Manyi: “Of course he is. There’s no doubt about that.”
Barron: “His adultery; the children he’s fathered out of wedlock.”
Manyi: “You see, it’s those kinds of things that I, as an African, can’t discuss. The President is my elder and matters like that in my culture I’m not able to discuss.”
Give us a break, Manyi. Surely cultures evolve rather than being mired in ancient mores unsuited to modern standards? You can understand a Zulu warrior not desirous of questioning the sexual habits of Shaka or Dingaan or Cetshwayo knowing full well that the consequences could well include a painful death, aside from the ruin of your surviving family.
That’s not to pass arbitrary judgment on such practices. It’s illogical to criticise ancient customs against modern conditions. Throughout history man’s inhumanity to his fellow man has been graphically recorded.
Do we wish to return to the days of the Inquisition or the pogroms when decent folks were tortured and killed for their beliefs, with such atrocities based on long-standing cultural norms?
Another example is the battle against female genital mutilation, an age-old cultural practice in various parts of Africa and the Middle East. Just because something has deep cultural roots doesn’t automatically render it desirable. Consider those wretched young boys who die in agony following botched traditional circumcisions. You appreciate there are deep cultural roots involved here but is it not rational then, as we develop, we resort to modern, antiseptic and safe means of pursuing ancient and often quite constructive cultural norms?
Manyi wishes for South Africa’s media to adopt and respect his cultural beliefs by treating the President of our democracy with kid gloves. He disingenuously seeks to confuse the person of Jacob Zuma President with the office of the presidency.
But it was not the office of the presidency that was taken to court on a rape charge after unprotected sex with a female family friend young enough to be his daughter. And it was not the office of the presidency which, again, indulged in unprotected sex with the daughter of another family friend, resulting in the birth of an illegitimate child.
It was, further, not the office of the presidency that was up on corruption charges and which fought those by engaging in long, drawn-out court battles aimed solely at suppressing evidence. It’s ironic the same President now criticises the media for seeking relief, via the same courts, from State strictures.
No, it was the man himself who did all that, and in an open, modern and free democracy he’s accountable to the people for his actions and his behaviour should be an example to all.

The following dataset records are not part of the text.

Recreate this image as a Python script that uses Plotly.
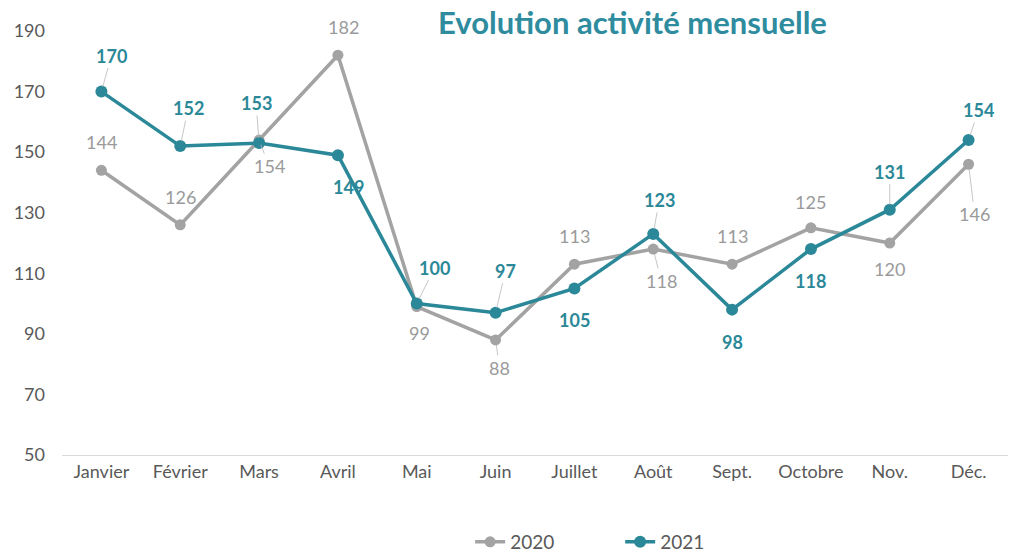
import plotly.graph_objects as go

months = ["Janvier", "Février", "Mars", "Avril", "Mai", "Juin", "Juillet",
          "Août", "Sept.", "Octobre", "Nov.", "Déc."]
v2020 = [144, 126, 154, 182, 99, 88, 113, 118, 113, 125, 120, 146]
v2021 = [170, 152, 153, 149, 100, 97, 105, 123, 98, 118, 131, 154]
y_ticks = [50, 70, 90, 110, 130, 150, 170, 190]

# label offsets (pixels) and whether a leader line is shown
off2020 = [(0, -28), (0, -28), (10, 26), (6, -28), (3, 26), (4, 28), (0, -28),
           (8, 32), (0, -28), (0, -26), (0, 26), (6, 50)]
lead2020 = [False, False, True, False, False, True, False, True, False, False, False, True]
off2021 = [(10, -36), (8, -38), (-3, -40), (11, 32), (18, -36), (10, -42), (0, 32),
           (6, -34), (0, 32), (0, 32), (0, -38), (10, -30)]
lead2021 = [True, True, True, False, True, True, False, True, False, False, True, True]

GRAY = "#a3a3a3"
TEAL = "#2b8898"
FONT = "Lato"

fig = go.Figure()
fig.add_trace(go.Scatter(x=months, y=v2020, name="2020", mode="lines+markers",
                         line=dict(color=GRAY, width=3.5),
                         marker=dict(size=11, color=GRAY)))
fig.add_trace(go.Scatter(x=months, y=v2021, name="2021", mode="lines+markers",
                         line=dict(color=TEAL, width=3.5),
                         marker=dict(size=12, color=TEAL)))

for m, v, (dx, dy), lead in zip(months, v2020, off2020, lead2020):
    fig.add_annotation(x=m, y=v, text=str(v), ax=dx, ay=dy, showarrow=True,
                       arrowhead=0, arrowwidth=0.8, standoff=5,
                       arrowcolor="#b8b8b8" if lead else "rgba(0,0,0,0)",
                       font=dict(family=FONT, size=18, color="#9a9a9a"))
for m, v, (dx, dy), lead in zip(months, v2021, off2021, lead2021):
    fig.add_annotation(x=m, y=v, text="<b>%d</b>" % v, ax=dx, ay=dy, showarrow=True,
                       arrowhead=0, arrowwidth=0.8, standoff=5,
                       arrowcolor="#b8b8b8" if lead else "rgba(0,0,0,0)",
                       font=dict(family=FONT, size=18, color=TEAL))

fig.add_annotation(text="<b>Evolution activité mensuelle</b>", xref="paper", yref="paper",
                   x=0.603, y=1.0, xanchor="center", yanchor="middle", yshift=9,
                   showarrow=False, font=dict(family=FONT, size=31, color="#2e8c9e"))

fig.update_layout(
    width=1011, height=553,
    margin=dict(l=62, r=3, t=31, b=98, autoexpand=False),
    paper_bgcolor="white", plot_bgcolor="white",
    font=dict(family=FONT, color="#595959", size=18),
    showlegend=True,
    legend=dict(orientation="h", x=0.59, xanchor="center", y=-0.205, yanchor="middle",
                font=dict(family=FONT, size=19, color="#595959"), entrywidth=105),
)
fig.update_xaxes(range=[-0.5, len(months) - 0.5], showgrid=False, showline=True,
                 linecolor="#d9d9d9", linewidth=1,
                 ticks="", tickfont=dict(size=18, color="#595959"), fixedrange=True,
                 automargin=False)
fig.update_yaxes(range=[50, 190], tickvals=y_ticks, showgrid=False, zeroline=False,
                 showline=False, ticks="", tickfont=dict(size=18, color="#595959"),
                 ticklabelstandoff=16, automargin=False, fixedrange=True)

fig.write_html("out.html", config={"displayModeBar": False},
               post_script="document.body.style.margin='0';document.body.style.overflow='hidden';")
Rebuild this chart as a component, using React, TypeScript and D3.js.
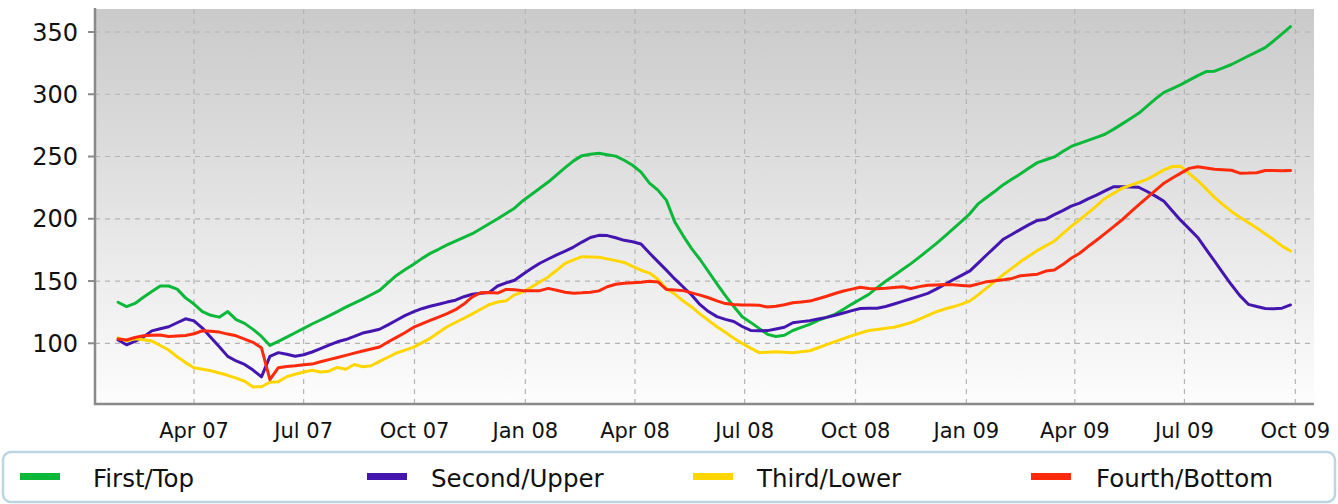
import { useMemo } from "react";
import * as d3 from "d3";

const WIDTH = 1338;
const HEIGHT = 504;
const PLOT = { left: 95, right: 1314, top: 9, bottom: 404 };
const FONT = "'DejaVu Sans', Verdana, sans-serif";

// weekly observations, first week ending Jan 28 2007
const FIRST_WEEK = new Date(2007, 0, 28);

const firstTop = [
  133, 129.5, 132, 137, 141.5, 146, 146, 143.5, 136.5, 131.5, 125.5, 122.5, 121, 125.5, 119, 116, 111.2, 105.5, 98.3, 101.5,
  105, 108.5, 112, 115.5, 118.7, 122, 125.5, 129, 132.3, 135.5, 139, 142.5, 148.5, 154.5, 159, 163.3, 168, 172.2, 175.5, 179,
  182, 185, 188, 192, 196, 200, 204.3, 208.5, 214.5, 219.5, 224.5, 229.5, 235.3, 241, 246.5, 250.7, 251.8, 252.6, 251.5, 250.3,
  247, 243, 237.5, 228.7, 223, 215, 197.5, 186.3, 176, 167.3, 157.5, 147.8, 138.3, 129.5, 121.3, 116.8, 112, 107.2, 105.5, 106.5,
  110.3, 112.8, 115.2, 118.4, 120.8, 123.3, 127.3, 131.5, 135.4, 139.3, 144.7, 149.8, 154.5, 159.2, 164, 169.2, 174.6, 180, 185.9, 191.9,
  197.9, 204.2, 212.2, 217.3, 222.3, 227.6, 231.9, 236.1, 240.7, 245.1, 247.4, 249.7, 254, 258.1, 260.6, 263, 265.4, 267.9, 271.8, 276,
  280.4, 284.7, 290.5, 296.3, 301.5, 304.6, 307.7, 311.3, 315, 318.2, 318.5, 321.2, 323.9, 327.3, 330.7, 334.1, 337.5, 342.8, 348.5, 354.3,
];

const secondUpper = [
  102.6, 98.8, 101.5, 105, 110, 111.7, 113.3, 116.5, 119.7, 118, 112.2, 104.6, 97.2, 89.5, 85.8, 83, 78.5, 73, 89.5, 92.5,
  91.2, 89.6, 90.8, 93, 95.7, 98.5, 101.2, 103, 105.5, 108.2, 109.7, 111.3, 114.8, 118.5, 122.2, 125.2, 127.8, 129.7, 131.4, 133.1,
  134.6, 137.4, 139.4, 140.1, 140.9, 146, 148.5, 150.6, 155.5, 160, 164.3, 167.7, 171, 174, 177.3, 181.3, 185, 186.7, 186.5, 184.8,
  182.7, 181.5, 179.8, 172.5, 165.6, 158.8, 151.7, 145.2, 138.8, 131, 125.5, 121.4, 119.2, 117.5, 113.5, 110.3, 110.1, 110.2, 111.5, 112.9,
  116.5, 117.4, 118.2, 119.5, 120.8, 122.5, 124.3, 126.2, 128, 128.1, 128.1, 129.6, 131.6, 133.7, 135.8, 137.9, 140.1, 143.5, 147.2, 151,
  154.6, 158.1, 164.6, 171.1, 177.4, 183.8, 187.6, 191.5, 195.3, 198.7, 199.7, 203.3, 206.5, 210.2, 212.6, 216, 219, 222.4, 225.7, 225.7,
  225.5, 225.3, 221.9, 218.2, 214, 206.2, 198.7, 191.9, 185, 175.4, 165.9, 156.4, 147, 138.3, 131.3, 129.5, 127.9, 127.8, 128.2, 130.8,
];

const thirdLower = [
  104.4, 102, 103.6, 102.8, 101.8, 98.2, 94.6, 89.2, 84.5, 80.4, 79.2, 78, 76.1, 74.3, 72, 69.5, 65, 65.1, 68.7, 69.2,
  73.1, 75.2, 77, 78.3, 77, 77.6, 80.6, 79.2, 83, 81.2, 82, 85.5, 88.8, 92.2, 94.5, 96.7, 100.3, 104, 108.6, 113.3,
  116.7, 120.1, 123.6, 127.3, 131.1, 133.2, 134.1, 138.9, 141.4, 145.2, 149.3, 153.3, 158.7, 164.2, 167, 169.6, 169.3, 169.1, 167.8, 166.4,
  164.9, 161.8, 158.7, 156.4, 151.5, 144, 139.5, 134, 129.2, 123.5, 118.4, 113.3, 108.8, 104, 99.9, 96.1, 92.5, 92.9, 93.3, 92.9,
  92.5, 93.2, 94, 96.4, 98.9, 101.3, 103.8, 106.2, 108.3, 110.3, 111.1, 112, 112.9, 114.7, 116.6, 119.3, 122.5, 125.3, 127.5, 129.3,
  131.5, 134.1, 139.1, 144.5, 150.1, 155.4, 160.4, 165.6, 170.1, 174.6, 178.3, 182.1, 188, 193.9, 199.1, 204.7, 210.4, 216.3, 220.3, 224.4,
  226.8, 229.3, 231.7, 235.5, 239.3, 242, 242.1, 236.2, 230.7, 224, 217.2, 211.4, 205.9, 201.3, 197, 192.5, 188, 183.1, 178, 174.1,
];

const fourthBottom = [
  103.5, 102.7, 104.7, 106, 106.4, 106.7, 105.5, 105.9, 106.3, 107.7, 110.1, 109.6, 109, 107.4, 106, 103.4, 100.8, 96.4, 70.8, 80.4,
  81.3, 81.9, 82.8, 83.3, 85.2, 86.9, 88.6, 90.3, 92.1, 93.8, 95.4, 97, 101, 104.8, 108.5, 112.7, 115.6, 118.4, 121.1, 123.9,
  127, 131.5, 137.3, 140.6, 140.7, 140.3, 143.3, 143, 142.3, 142.3, 142.3, 144.1, 142.6, 141, 140.2, 140.5, 141, 142.1, 145.4, 147.4,
  148.2, 148.6, 149.1, 149.9, 149.3, 143.3, 142.8, 142.3, 140.5, 138.7, 136.6, 134.1, 131.9, 131.1, 130.8, 130.8, 130.5, 129.1, 129.8, 130.9,
  132.5, 133.1, 133.9, 135.8, 137.8, 140, 142, 143.5, 145, 144, 143.8, 144.2, 144.8, 145.4, 144, 145.5, 146.6, 146.9, 147.3, 147,
  146.5, 146, 147.7, 149.5, 150.3, 151, 152.1, 154.3, 154.9, 155.5, 158, 158.8, 163.2, 168.3, 172.3, 177.7, 182.8, 188.1, 193.5, 199,
  205.1, 211.1, 217, 222.8, 228.6, 232.8, 236.7, 240.5, 241.8, 240.8, 239.8, 239.4, 239, 236.6, 236.7, 237, 238.8, 238.8, 238.5, 238.7,
];

const seriesNames = ["First/Top", "Second/Upper", "Third/Lower", "Fourth/Bottom"];
const seriesColors = ["#0cb83a", "#4416b0", "#ffd600", "#ff2a0c"];
const seriesValues = [firstTop, secondUpper, thirdLower, fourthBottom];

const yTicks = [100, 150, 200, 250, 300, 350];
const xTicks = [
  new Date(2007, 3, 1), new Date(2007, 6, 1), new Date(2007, 9, 1), new Date(2008, 0, 1),
  new Date(2008, 3, 1), new Date(2008, 6, 1), new Date(2008, 9, 1), new Date(2009, 0, 1),
  new Date(2009, 3, 1), new Date(2009, 6, 1), new Date(2009, 9, 1),
];
const legendSwatchX = [20, 367, 693, 1031];
const legendTextX = [93, 431, 757, 1096];

export default function App() {
  const dates = useMemo(
    () => firstTop.map((_, i) => d3.timeDay.offset(FIRST_WEEK, i * 7)),
    []
  );

  const xScale = d3
    .scaleTime()
    .domain([new Date(2007, 3, 1), new Date(2009, 9, 1)])
    .range([194, 1295.3]);
  const yScale = d3.scaleLinear().domain([100, 350]).range([343.3, 32]);

  const line = d3
    .line<number>()
    .x((_, i) => xScale(dates[i]))
    .y((d) => yScale(d));

  const fmt = d3.timeFormat("%b %y");

  return (
    <svg
      width={WIDTH}
      height={HEIGHT}
      style={{ position: "absolute", left: 0, top: 0, fontFamily: FONT }}
    >
      <defs>
        <linearGradient id="plotBg" x1="0" y1="0" x2="0" y2="1">
          <stop offset="0%" stopColor="#cacaca" />
          <stop offset="100%" stopColor="#fdfdfd" />
        </linearGradient>
        <clipPath id="plotClip">
          <rect x={PLOT.left} y={PLOT.top} width={PLOT.right - PLOT.left} height={PLOT.bottom - PLOT.top} />
        </clipPath>
      </defs>

      <rect
        x={PLOT.left}
        y={PLOT.top}
        width={PLOT.right - PLOT.left}
        height={PLOT.bottom - PLOT.top}
        fill="url(#plotBg)"
      />

      {/* grid */}
      {yTicks.map((t) => (
        <line
          key={"gy" + t}
          x1={PLOT.left}
          x2={PLOT.right}
          y1={yScale(t)}
          y2={yScale(t)}
          stroke="#b4b4b4"
          strokeWidth={1.2}
          strokeDasharray="5,5"
        />
      ))}
      {xTicks.map((t, i) => (
        <line
          key={"gx" + i}
          x1={xScale(t)}
          x2={xScale(t)}
          y1={PLOT.top}
          y2={PLOT.bottom}
          stroke="#b4b4b4"
          strokeWidth={1.2}
          strokeDasharray="5,5"
        />
      ))}

      {/* series */}
      <g clipPath="url(#plotClip)">
        {seriesValues.map((vals, i) => (
          <path
            key={seriesNames[i]}
            d={line(vals) || ""}
            fill="none"
            stroke={seriesColors[i]}
            strokeWidth={3}
            strokeLinejoin="round"
            strokeLinecap="round"
          />
        ))}
      </g>

      {/* axes */}
      <line x1={PLOT.left} x2={PLOT.left} y1={PLOT.top - 1} y2={PLOT.bottom + 1} stroke="#8a8a8a" strokeWidth={2.5} />
      <line x1={PLOT.left - 1} x2={PLOT.right} y1={PLOT.bottom} y2={PLOT.bottom} stroke="#8a8a8a" strokeWidth={2.5} />
      {yTicks.map((t) => (
        <g key={"ty" + t}>
          <line x1={88} x2={PLOT.left} y1={yScale(t)} y2={yScale(t)} stroke="#8a8a8a" strokeWidth={2} />
          <text x={78} y={yScale(t)} dy="0.36em" textAnchor="end" fontSize={24} fill="#111">
            {t}
          </text>
        </g>
      ))}
      {xTicks.map((t, i) => (
        <text key={"tx" + i} x={xScale(t)} y={438} textAnchor="middle" fontSize={21} fill="#111">
          {fmt(t)}
        </text>
      ))}

      {/* legend */}
      <rect x={3} y={452} width={1332} height={50} rx={8} ry={8} fill="#fff" stroke="#bcd5e2" strokeWidth={2.5} />
      {seriesNames.map((name, i) => (
        <g key={"lg" + name}>
          <rect x={legendSwatchX[i]} y={473} width={40} height={7} fill={seriesColors[i]} />
          <text x={legendTextX[i]} y={487} fontSize={24.5} fill="#111">
            {name}
          </text>
        </g>
      ))}
    </svg>
  );
}
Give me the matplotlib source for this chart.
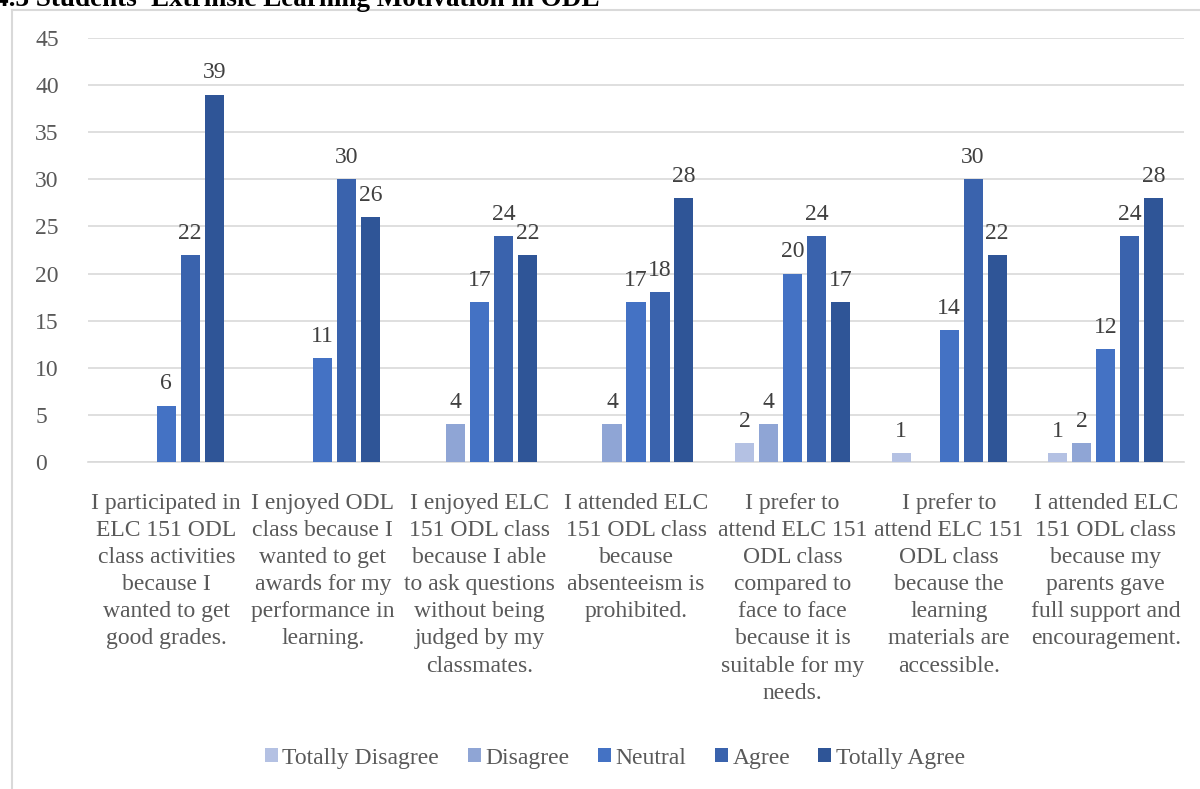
import matplotlib
matplotlib.use('Agg')
import matplotlib.pyplot as plt
import numpy as np

plt.rcParams['font.family'] = ['Liberation Serif', 'DejaVu Serif']

categories = [
    "I participated in\nELC 151 ODL\nclass activities\nbecause I\nwanted to get\ngood grades.",
    "I enjoyed ODL\nclass because I\nwanted to get\nawards for my\nperformance in\nlearning.",
    "I enjoyed ELC\n151 ODL class\nbecause I able\nto ask questions\nwithout being\njudged by my\nclassmates.",
    "I attended ELC\n151 ODL class\nbecause\nabsenteeism is\nprohibited.",
    "I prefer to\nattend ELC 151\nODL class\ncompared to\nface to face\nbecause it is\nsuitable for my\nneeds.",
    "I prefer to\nattend ELC 151\nODL class\nbecause the\nlearning\nmaterials are\naccessible.",
    "I attended ELC\n151 ODL class\nbecause my\nparents gave\nfull support and\nencouragement.",
]
series_names = ["Totally Disagree", "Disagree", "Neutral", "Agree", "Totally Agree"]
totally_disagree = [0, 0, 0, 0, 2, 1, 1]
disagree = [0, 0, 4, 4, 4, 0, 2]
neutral = [6, 11, 17, 17, 20, 14, 12]
agree = [22, 30, 24, 18, 24, 30, 24]
totally_agree = [39, 26, 22, 28, 17, 22, 28]
series = [totally_disagree, disagree, neutral, agree, totally_agree]
colors = ['#B4C1E3', '#8FA5D5', '#4472C4', '#3A63AD', '#2F5597']

fig = plt.figure(figsize=(12, 7.89), dpi=100)
ax = fig.add_axes([0.0733, 0.4144, 0.9134, 0.5374])

x = np.arange(len(categories))
slot = 0.153
width = 0.122
for i, (vals, name, c) in enumerate(zip(series, series_names, colors)):
    pos = x + (i - 2) * slot
    bars = ax.bar(pos, vals, width, color=c, label=name, zorder=3)
    for b, v in zip(bars, vals):
        if v:
            ax.annotate(str(v), (b.get_x() + b.get_width() / 2, v),
                        xytext=(0, 8), textcoords='offset points',
                        ha='center', va='bottom', fontsize=17, color='#404040')

ax.set_xlim(-0.5, len(categories) - 0.5)
ax.set_ylim(0, 45)
ax.set_yticks(range(0, 46, 5))
ax.grid(axis='y', color='#D9D9D9', linewidth=1.2, zorder=0)
for s in ['top', 'right', 'left']:
    ax.spines[s].set_visible(False)
ax.spines['bottom'].set_color('#D9D9D9')
ax.spines['bottom'].set_linewidth(1.2)
ax.tick_params(axis='both', length=0, labelsize=17, labelcolor='#595959')
ax.tick_params(axis='y', pad=38)
ax.set_xticks(x)
ax.set_xticklabels(categories, fontsize=17, color='#595959', linespacing=1.385)
ax.tick_params(axis='x', pad=22)
for t in ax.get_yticklabels():
    t.set_horizontalalignment('left')

fig.legend(loc='center', bbox_to_anchor=(0.5125, 0.039), ncol=5, frameon=False,
           fontsize=17, labelcolor='#595959', handlelength=0.55, handleheight=0.55,
           handletextpad=0.2, columnspacing=1.2)

# chart frame
fig.add_artist(plt.Line2D([0.01, 0.01], [0, 0.987], color='#D9D9D9', lw=1.5,
                          transform=fig.transFigure))
fig.add_artist(plt.Line2D([0.01, 1.0], [0.987, 0.987], color='#D9D9D9', lw=1.5,
                          transform=fig.transFigure))

fig.text(-0.004, 1 - 6 / 789, "4.3 Students' Extrinsic Learning Motivation in ODL",
         fontsize=19.5, fontweight='bold', va='baseline', ha='left', color='black')

fig.savefig('out.png', dpi=100)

Returning to Manyi’s Black Management Forum, it seems to me we disappearing whites should be entitled to something similar. Thus I’m launching the White Management Forum (WMF). Entry is free but restricted to those who qualify in terms of POM – which stands for Previously Oppressed Minorities.
It’s important that the WMF be seen to be independent, so it can’t be headed by a public servant. Anyway, they should be too busy serving the taxpayers to take on added and onerous responsibilities.